A Murder Unmentioned was also shortlisted for a Ned Kelly Award in the Best Book category. It's the first time any of my books have been recognised by the Neddies, and Malla Nunn joins me on that shortlist too.

It's very cool.  And particularly lovely to know that despite being the sixth book of the series, the Rowland Sinclair Mysteries is not losing momentum.  Let the tail wag!
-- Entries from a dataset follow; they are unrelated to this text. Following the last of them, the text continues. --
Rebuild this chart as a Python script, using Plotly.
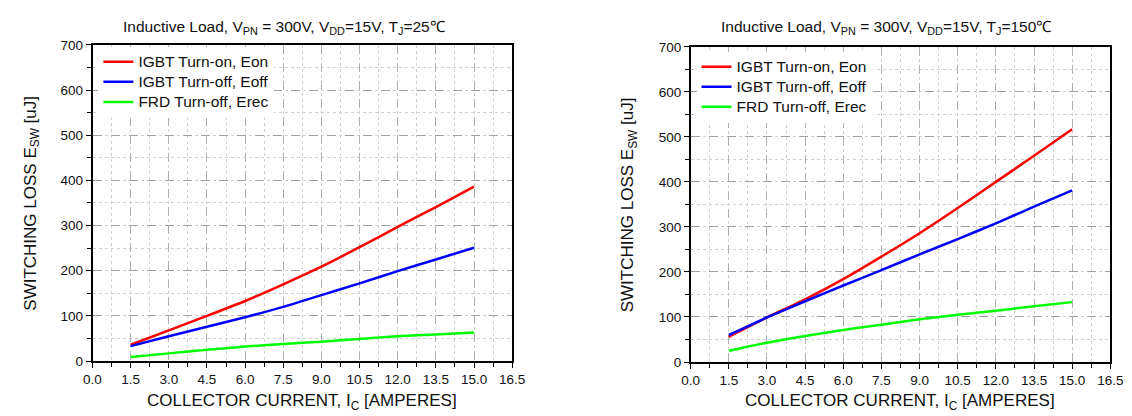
import plotly.graph_objects as go

# ---- data ----
current = [1.5, 3.0, 4.5, 6.0, 7.5, 9.0, 10.5, 12.0, 13.5, 15.0]

eon_25 = [36, 68, 100, 133, 170, 209, 252, 297, 341, 386]
eoff_25 = [33, 55, 76, 97, 120, 146, 172, 199, 225, 251]
erec_25 = [9, 17, 25, 32, 38, 43, 49, 55, 59, 63]

eon_150 = [56, 99, 139, 184, 234, 286, 342, 400, 458, 517]
eoff_150 = [60, 99, 135, 170, 204, 239, 273, 308, 345, 381]
erec_150 = [25, 43, 58, 71, 83, 95, 105, 114, 124, 133]

series_names = ["IGBT Turn-on, Eon", "IGBT Turn-off, Eoff", "FRD Turn-off, Erec"]
series_colors = ["#ff0000", "#0000ff", "#00ff00"]

x_ticks = [0.0, 1.5, 3.0, 4.5, 6.0, 7.5, 9.0, 10.5, 12.0, 13.5, 15.0, 16.5]
y_ticks = [0, 100, 200, 300, 400, 500, 600, 700]

titles = ["Inductive Load, V<sub>PN</sub> = 300V, V<sub>DD</sub>=15V, T<sub>J</sub>=25℃",
          "Inductive Load, V<sub>PN</sub> = 300V, V<sub>DD</sub>=15V, T<sub>J</sub>=150℃"]
x_title = "COLLECTOR CURRENT, I<sub>C</sub> [AMPERES]"
y_title = "SWITCHING LOSS E<sub>SW</sub> [uJ]"

# ---- figure ----
W, H = 1132, 416
FONT = "Liberation Sans, Arial, sans-serif"
TXT = "#111"
fig = go.Figure()


def px_x(v):
    return v / W


def px_y(v):
    return 1 - v / H


# plot areas in pixels: (left, right, top, bottom)
areas = [(77, 505, 31, 359), (687, 1115, 33, 360)]
legend_top = [2, 5]   # px below plot top
title_cx = [273, 887]

panel_data = [[eon_25, eoff_25, erec_25], [eon_150, eoff_150, erec_150]]

for i, vals_list in enumerate(panel_data):
    xs = "x" if i == 0 else "x2"
    ys = "y" if i == 0 else "y2"
    lg = "legend" if i == 0 else "legend2"
    for name, col, vals in zip(series_names, series_colors, vals_list):
        fig.add_trace(go.Scatter(
            x=current, y=vals, mode="lines",
            name='<span style="font-size:15.5px">%s</span>' % name,
            line=dict(color=col, width=2.5, shape="spline", smoothing=0.6),
            xaxis=xs, yaxis=ys, legend=lg))

common_x = dict(range=[0, 16.5], tickmode="array", tickvals=x_ticks,
                ticktext=["%.1f" % v for v in x_ticks],
                showline=True, linecolor="black", linewidth=1.5, mirror=True,
                ticks="outside", ticklen=5, tickwidth=1.3, tickcolor="black",
                showgrid=True, gridcolor="#b0b0b0", griddash="dash", gridwidth=1,
                minor=dict(dtick=0.75, ticks="outside", ticklen=4, tickcolor="black",
                           showgrid=True, gridcolor="#d0d0d0", griddash="dot"),
                zeroline=False,
                tickfont=dict(family=FONT, size=13.5, color=TXT))
common_y = dict(range=[0, 700], tickmode="array", tickvals=y_ticks,
                showline=True, linecolor="black", linewidth=1.5, mirror=True,
                ticks="outside", ticklen=5, tickwidth=1.3, tickcolor="black",
                showgrid=True, gridcolor="#a0a0a0", griddash="dash", gridwidth=1,
                minor=dict(dtick=50, ticks="outside", ticklen=4, tickcolor="black",
                           showgrid=True, gridcolor="#d0d0d0", griddash="dot"),
                zeroline=False,
                tickfont=dict(family=FONT, size=13.5, color=TXT))

layout = dict(width=W, height=H, margin=dict(l=0, r=0, t=0, b=0),
              paper_bgcolor="white", plot_bgcolor="white",
              font=dict(family=FONT, color=TXT), showlegend=True)

for i, (l, r, t, b) in enumerate(areas):
    n = "" if i == 0 else "2"
    xs = "x" if i == 0 else "x2"
    ys = "y" if i == 0 else "y2"
    layout["xaxis" + n] = dict(common_x, domain=[px_x(l), px_x(r)], anchor=ys)
    layout["yaxis" + n] = dict(common_y, domain=[px_y(b), px_y(t)], anchor=xs)
    # mirror axes with inward ticks (top / right)
    tn = str(3 + i)
    layout["xaxis" + tn] = dict(range=[0, 16.5], overlaying=xs, side="top", anchor=ys,
                                tickmode="array", tickvals=x_ticks, showticklabels=False,
                                ticks="inside", ticklen=5, tickwidth=1.3, tickcolor="black",
                                showgrid=False, showline=False, zeroline=False)
    layout["yaxis" + tn] = dict(range=[0, 700], overlaying=ys, side="right", anchor=xs,
                                tickmode="array", tickvals=y_ticks, showticklabels=False,
                                ticks="inside", ticklen=5, tickwidth=1.3, tickcolor="black",
                                showgrid=False, showline=False, zeroline=False)
    lg = "legend" if i == 0 else "legend2"
    layout[lg] = dict(x=px_x(l + 6), y=px_y(t + legend_top[i]),
                      xanchor="left", yanchor="top",
                      bgcolor="white", borderwidth=0,
                      font=dict(family=FONT, size=13.1, color=TXT),
                      itemwidth=30, tracegroupgap=0)

fig.update_layout(**layout)

annotations = []
for i, (l, r, t, b) in enumerate(areas):
    annotations.append(dict(text=titles[i], x=px_x(title_cx[i]), y=px_y(13),
                            xref="paper", yref="paper", showarrow=False,
                            xanchor="center", yanchor="middle",
                            font=dict(family=FONT, size=15.5, color=TXT)))
    annotations.append(dict(text=x_title, x=px_x((l + r) / 2), y=px_y(401),
                            xref="paper", yref="paper", showarrow=False,
                            xanchor="center", yanchor="middle",
                            font=dict(family=FONT, size=17, color=TXT)))
    annotations.append(dict(text=y_title, x=px_x(l - 62), y=px_y((t + b) / 2),
                            xref="paper", yref="paper", showarrow=False, textangle=-90,
                            xanchor="center", yanchor="middle",
                            font=dict(family=FONT, size=17, color=TXT)))
fig.update_layout(annotations=annotations)

fig.write_html("out.html")
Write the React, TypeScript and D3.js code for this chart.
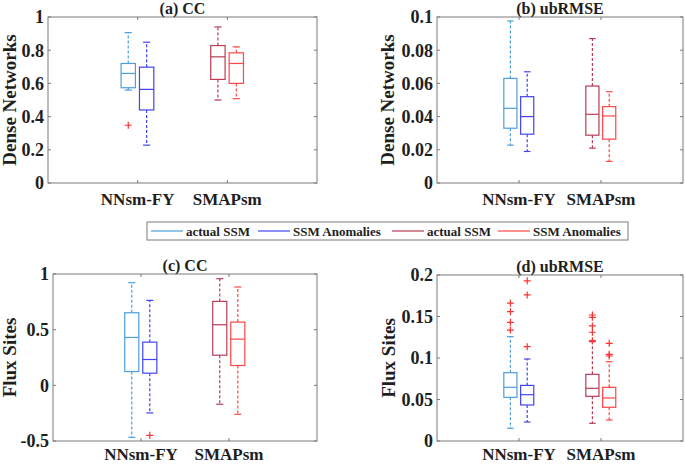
import React from "react";
import * as d3 from "d3";

// groups on the x axis
const categories = ["NNsm-FY", "SMAPsm"];

// legend entries (NNsm actual, NNsm anomalies, SMAP actual, SMAP anomalies)
const seriesNames = ["actual SSM", "SSM Anomalies", "actual SSM", "SSM Anomalies"];
const seriesColors = ["#4d9fdc", "#4343f2", "#b83d55", "#ff4545"];
const seriesCategory = [0, 0, 1, 1];
const seriesOffset = [-0.105, 0.1, -0.105, 0.1];

// box stats: [low whisker, q1, median, q3, high whisker]
const ccDense = [
  [0.56, 0.574, 0.66, 0.72, 0.906],
  [0.228, 0.44, 0.564, 0.698, 0.848],
  [0.5, 0.624, 0.76, 0.828, 0.94],
  [0.508, 0.6, 0.72, 0.784, 0.82],
];
const ccDenseOut = [[0.348], [], [], []];

const ubDense = [
  [0.0228, 0.033, 0.045, 0.063, 0.0976],
  [0.019, 0.0294, 0.04, 0.052, 0.067],
  [0.021, 0.0288, 0.0414, 0.0584, 0.087],
  [0.013, 0.0264, 0.0404, 0.046, 0.055],
];
const ubDenseOut = [[], [], [], []];

const ccFlux = [
  [-0.467, 0.124, 0.43, 0.652, 0.922],
  [-0.248, 0.109, 0.232, 0.388, 0.763],
  [-0.17, 0.271, 0.544, 0.754, 0.958],
  [-0.26, 0.178, 0.415, 0.568, 0.883],
];
const ccFluxOut = [[], [-0.449], [], []];

const ubFlux = [
  [0.0153, 0.0526, 0.0647, 0.0823, 0.1257],
  [0.0229, 0.0434, 0.0558, 0.067, 0.0988],
  [0.0213, 0.0538, 0.0635, 0.0803, 0.1197],
  [0.0253, 0.0406, 0.0518, 0.0647, 0.0956],
];
const ubFluxOut = [
  [0.1337, 0.143, 0.1558, 0.166],
  [0.1137, 0.176, 0.193],
  [0.1209, 0.131, 0.1386, 0.149, 0.1518],
  [0.1024, 0.1044, 0.1177],
];

const ticksCC = [0, 0.2, 0.4, 0.6, 0.8, 1];
const ticksUbDense = [0, 0.02, 0.04, 0.06, 0.08, 0.1];
const ticksCCFlux = [-0.5, 0, 0.5, 1];
const ticksUbFlux = [0, 0.05, 0.1, 0.15, 0.2];

const panels = [
  { title: "(a) CC", ylabel: "Dense Networks", stats: ccDense, out: ccDenseOut, ticks: ticksCC, domain: [0, 1], x: 48, y: 17, w: 269, h: 166, lx: 16, xl: 22 },
  { title: "(b) ubRMSE", ylabel: "Dense Networks", stats: ubDense, out: ubDenseOut, ticks: ticksUbDense, domain: [0, 0.1], x: 437, y: 17, w: 246, h: 166, lx: 394, xl: 22 },
  { title: "(c) CC", ylabel: "Flux Sites", stats: ccFlux, out: ccFluxOut, ticks: ticksCCFlux, domain: [-0.5, 1], x: 53, y: 274, w: 264, h: 167, lx: 16, xl: 19 },
  { title: "(d) ubRMSE", ylabel: "Flux Sites", stats: ubFlux, out: ubFluxOut, ticks: ticksUbFlux, domain: [0, 0.2], x: 437, y: 275, w: 246, h: 166, lx: 395, xl: 19 },
];

const txt = { fontFamily: "Liberation Serif", fontWeight: "bold" as const, fill: "#1e1e1e" };
const axisColor = "#7a7a7a";

function Panel({ p }: { p: any }) {
  const x = d3.scaleLinear().domain([0, 3]).range([p.x, p.x + p.w]);
  const y = d3.scaleLinear().domain(p.domain).range([p.y + p.h, p.y]);
  const bw = x(0.16) - x(0);
  const cw = bw / 2;
  const tl = 3;
  return (
    <g>
      <rect x={p.x} y={p.y} width={p.w} height={p.h} fill="white" stroke={axisColor} strokeWidth={1} />
      {p.ticks.map((t: number) => (
        <g key={t}>
          <line x1={p.x} x2={p.x + tl} y1={y(t)} y2={y(t)} stroke={axisColor} />
          <line x1={p.x + p.w} x2={p.x + p.w - tl} y1={y(t)} y2={y(t)} stroke={axisColor} />
          <text x={p.x - 4} y={y(t)} dy="0.35em" textAnchor="end" style={{ ...txt, fontSize: 18 }}>
            {String(+t.toFixed(3))}
          </text>
        </g>
      ))}
      {categories.map((c, i) => (
        <g key={c}>
          <line x1={x(i + 1)} x2={x(i + 1)} y1={p.y + p.h} y2={p.y + p.h - tl} stroke={axisColor} />
          <line x1={x(i + 1)} x2={x(i + 1)} y1={p.y} y2={p.y + tl} stroke={axisColor} />
          <text x={x(i + 1)} y={p.y + p.h + p.xl} textAnchor="middle" style={{ ...txt, fontSize: 17 }}>
            {c}
          </text>
        </g>
      ))}
      {p.stats.map((s: number[], k: number) => {
        const cx = x(seriesCategory[k] + 1 + seriesOffset[k]);
        const col = seriesColors[k];
        return (
          <g key={k} stroke={col} fill="none" strokeWidth={1.2}>
            <line x1={cx} x2={cx} y1={y(s[3])} y2={y(s[4])} strokeDasharray="3,2" />
            <line x1={cx} x2={cx} y1={y(s[1])} y2={y(s[0])} strokeDasharray="3,2" />
            <line x1={cx - cw / 2} x2={cx + cw / 2} y1={y(s[4])} y2={y(s[4])} />
            <line x1={cx - cw / 2} x2={cx + cw / 2} y1={y(s[0])} y2={y(s[0])} />
            <rect x={cx - bw / 2} y={y(s[3])} width={bw} height={y(s[1]) - y(s[3])} fill="white" />
            <line x1={cx - bw / 2} x2={cx + bw / 2} y1={y(s[2])} y2={y(s[2])} />
            {p.out[k].map((o: number, j: number) => (
              <path key={j} d={`M${cx - 3.5},${y(o)}h7M${cx},${y(o) - 3.5}v7`} stroke="#ff3030" />
            ))}
          </g>
        );
      })}
      <text x={p.x + p.w / 2} y={p.y - 3} textAnchor="middle" style={{ ...txt, fontSize: 16 }}>
        {p.title}
      </text>
      <text transform={`translate(${p.lx},${p.y + p.h / 2}) rotate(-90)`} textAnchor="middle" style={{ ...txt, fontSize: 19 }}>
        {p.ylabel}
      </text>
    </g>
  );
}

const legendX = [151, 258, 392, 498];

export default function App() {
  return (
    <svg width={685} height={464} style={{ position: "absolute", left: 0, top: 0, background: "white" }}>
      {panels.map((p, i) => (
        <Panel key={i} p={p} />
      ))}
      <g>
        <rect x={147} y={222} width={481} height={18} fill="white" stroke={axisColor} />
        {seriesNames.map((n, i) => (
          <g key={i}>
            <line x1={legendX[i]} x2={legendX[i] + 32} y1={231} y2={231} stroke={seriesColors[i]} strokeWidth={1.2} />
            <text x={legendX[i] + 35} y={235.5} style={{ ...txt, fontSize: 13 }}>
              {n}
            </text>
          </g>
        ))}
      </g>
    </svg>
  );
}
My other brilliant news is that I've been offered (and have accepted) the Eminent Writer in Residence Fellowship at the Museum of Australian Democracy.  For those of you who don't know, the Museum of Australian Democracy is at Old Parliament House in Canberra. Six years ago (in September in fact) when Pantera first offered me a publishing contract, they proposed driving to Batlow to meet me and sign the necessary documents. Afraid it would mean I'd have to clean the house, I suggested we gather in Canberra instead. I chose Old Parliament House as the venue because the building seemed to embody a lot of the themes about which I wanted to write... I thought it would be somehow symbolic to meet my publishers for the first time and sign a contract there (Yes I know...debut authors are ridiculously romantic about such things!) So now, I'm returning to research and begin writing what will be my thirteenth novel. There's a rather wonderful circularity about it, and despite having become a hardened veteran, I can't step into Old Parliament House without recalling the excitement and happiness of that time. I am very grateful for the selection panel's broad interpretation of the word "eminent" and to the ACT Writers' Centre and the Museum of Australian Democracy for this opportunity.  I am also in awe of the generosity of my husband, Michael, who is once again picking up the slack as I wander off to write

National Bookshop Day was spent in Jindabyne with Snowprint Bookshop who invited not only me but Michael and the boys for a wonderful booksy weekend in the mountains which included a specially created Rowland Sinclair themed game of Murder!

  

 

We returned home to more snow!  It's been a gloriously cold winter.

 

And of course, Give the Devil His Due was copy-edited and the cover finalised... ta da!